■ The task: Repeat everything in the material exactly.

■ Given data:
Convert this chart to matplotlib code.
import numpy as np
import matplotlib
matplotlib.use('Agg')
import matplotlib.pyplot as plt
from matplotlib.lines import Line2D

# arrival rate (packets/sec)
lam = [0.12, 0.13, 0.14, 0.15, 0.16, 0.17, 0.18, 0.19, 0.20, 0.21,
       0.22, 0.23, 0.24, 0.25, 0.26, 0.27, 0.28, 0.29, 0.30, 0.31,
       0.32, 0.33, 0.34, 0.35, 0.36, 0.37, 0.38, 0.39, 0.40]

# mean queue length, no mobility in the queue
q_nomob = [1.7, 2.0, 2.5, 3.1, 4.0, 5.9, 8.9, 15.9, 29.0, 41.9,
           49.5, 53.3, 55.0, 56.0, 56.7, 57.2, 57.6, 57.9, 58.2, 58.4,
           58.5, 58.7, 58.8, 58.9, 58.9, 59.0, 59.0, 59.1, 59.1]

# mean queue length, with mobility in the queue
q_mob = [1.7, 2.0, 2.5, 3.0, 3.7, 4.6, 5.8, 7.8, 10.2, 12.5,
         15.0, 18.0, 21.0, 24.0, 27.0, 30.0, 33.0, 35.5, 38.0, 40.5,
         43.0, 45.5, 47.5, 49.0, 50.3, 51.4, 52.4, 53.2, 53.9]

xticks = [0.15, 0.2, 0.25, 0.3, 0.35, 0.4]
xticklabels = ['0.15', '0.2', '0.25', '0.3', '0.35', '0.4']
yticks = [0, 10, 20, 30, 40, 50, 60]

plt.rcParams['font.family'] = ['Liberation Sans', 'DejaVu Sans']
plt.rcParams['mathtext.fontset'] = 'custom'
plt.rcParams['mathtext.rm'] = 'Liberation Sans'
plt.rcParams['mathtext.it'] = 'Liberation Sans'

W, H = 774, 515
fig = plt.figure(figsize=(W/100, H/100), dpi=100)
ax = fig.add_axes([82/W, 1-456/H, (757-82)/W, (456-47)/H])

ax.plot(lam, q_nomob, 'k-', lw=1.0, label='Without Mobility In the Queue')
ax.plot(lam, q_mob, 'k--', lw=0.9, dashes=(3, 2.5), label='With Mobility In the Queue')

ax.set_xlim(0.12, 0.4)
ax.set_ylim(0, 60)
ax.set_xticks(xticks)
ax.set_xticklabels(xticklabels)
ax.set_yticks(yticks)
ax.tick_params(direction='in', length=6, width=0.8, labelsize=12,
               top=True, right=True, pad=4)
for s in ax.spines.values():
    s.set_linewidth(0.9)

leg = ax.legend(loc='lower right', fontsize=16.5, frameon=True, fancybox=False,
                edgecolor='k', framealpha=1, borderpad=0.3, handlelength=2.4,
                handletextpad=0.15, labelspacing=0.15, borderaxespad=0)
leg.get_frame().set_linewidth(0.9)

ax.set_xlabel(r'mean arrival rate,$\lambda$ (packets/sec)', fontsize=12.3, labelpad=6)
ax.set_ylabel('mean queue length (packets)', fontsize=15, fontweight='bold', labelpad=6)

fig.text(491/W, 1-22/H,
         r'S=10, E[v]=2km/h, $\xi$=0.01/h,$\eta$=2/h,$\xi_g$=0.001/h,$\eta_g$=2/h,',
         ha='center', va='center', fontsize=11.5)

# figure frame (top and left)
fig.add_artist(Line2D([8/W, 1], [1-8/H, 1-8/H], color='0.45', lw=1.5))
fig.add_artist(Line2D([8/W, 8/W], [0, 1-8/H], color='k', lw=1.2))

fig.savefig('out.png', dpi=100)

■ The response:
Convert this chart to matplotlib code.
import numpy as np
import matplotlib
matplotlib.use('Agg')
import matplotlib.pyplot as plt
from matplotlib.lines import Line2D

# arrival rate (packets/sec)
lam = [0.12, 0.13, 0.14, 0.15, 0.16, 0.17, 0.18, 0.19, 0.20, 0.21,
       0.22, 0.23, 0.24, 0.25, 0.26, 0.27, 0.28, 0.29, 0.30, 0.31,
       0.32, 0.33, 0.34, 0.35, 0.36, 0.37, 0.38, 0.39, 0.40]

# mean queue length, no mobility in the queue
q_nomob = [1.7, 2.0, 2.5, 3.1, 4.0, 5.9, 8.9, 15.9, 29.0, 41.9,
           49.5, 53.3, 55.0, 56.0, 56.7, 57.2, 57.6, 57.9, 58.2, 58.4,
           58.5, 58.7, 58.8, 58.9, 58.9, 59.0, 59.0, 59.1, 59.1]

# mean queue length, with mobility in the queue
q_mob = [1.7, 2.0, 2.5, 3.0, 3.7, 4.6, 5.8, 7.8, 10.2, 12.5,
         15.0, 18.0, 21.0, 24.0, 27.0, 30.0, 33.0, 35.5, 38.0, 40.5,
         43.0, 45.5, 47.5, 49.0, 50.3, 51.4, 52.4, 53.2, 53.9]

xticks = [0.15, 0.2, 0.25, 0.3, 0.35, 0.4]
xticklabels = ['0.15', '0.2', '0.25', '0.3', '0.35', '0.4']
yticks = [0, 10, 20, 30, 40, 50, 60]

plt.rcParams['font.family'] = ['Liberation Sans', 'DejaVu Sans']
plt.rcParams['mathtext.fontset'] = 'custom'
plt.rcParams['mathtext.rm'] = 'Liberation Sans'
plt.rcParams['mathtext.it'] = 'Liberation Sans'

W, H = 774, 515
fig = plt.figure(figsize=(W/100, H/100), dpi=100)
ax = fig.add_axes([82/W, 1-456/H, (757-82)/W, (456-47)/H])

ax.plot(lam, q_nomob, 'k-', lw=1.0, label='Without Mobility In the Queue')
ax.plot(lam, q_mob, 'k--', lw=0.9, dashes=(3, 2.5), label='With Mobility In the Queue')

ax.set_xlim(0.12, 0.4)
ax.set_ylim(0, 60)
ax.set_xticks(xticks)
ax.set_xticklabels(xticklabels)
ax.set_yticks(yticks)
ax.tick_params(direction='in', length=6, width=0.8, labelsize=12,
               top=True, right=True, pad=4)
for s in ax.spines.values():
    s.set_linewidth(0.9)

leg = ax.legend(loc='lower right', fontsize=16.5, frameon=True, fancybox=False,
                edgecolor='k', framealpha=1, borderpad=0.3, handlelength=2.4,
                handletextpad=0.15, labelspacing=0.15, borderaxespad=0)
leg.get_frame().set_linewidth(0.9)

ax.set_xlabel(r'mean arrival rate,$\lambda$ (packets/sec)', fontsize=12.3, labelpad=6)
ax.set_ylabel('mean queue length (packets)', fontsize=15, fontweight='bold', labelpad=6)

fig.text(491/W, 1-22/H,
         r'S=10, E[v]=2km/h, $\xi$=0.01/h,$\eta$=2/h,$\xi_g$=0.001/h,$\eta_g$=2/h,',
         ha='center', va='center', fontsize=11.5)

# figure frame (top and left)
fig.add_artist(Line2D([8/W, 1], [1-8/H, 1-8/H], color='0.45', lw=1.5))
fig.add_artist(Line2D([8/W, 8/W], [0, 1-8/H], color='k', lw=1.2))

fig.savefig('out.png', dpi=100)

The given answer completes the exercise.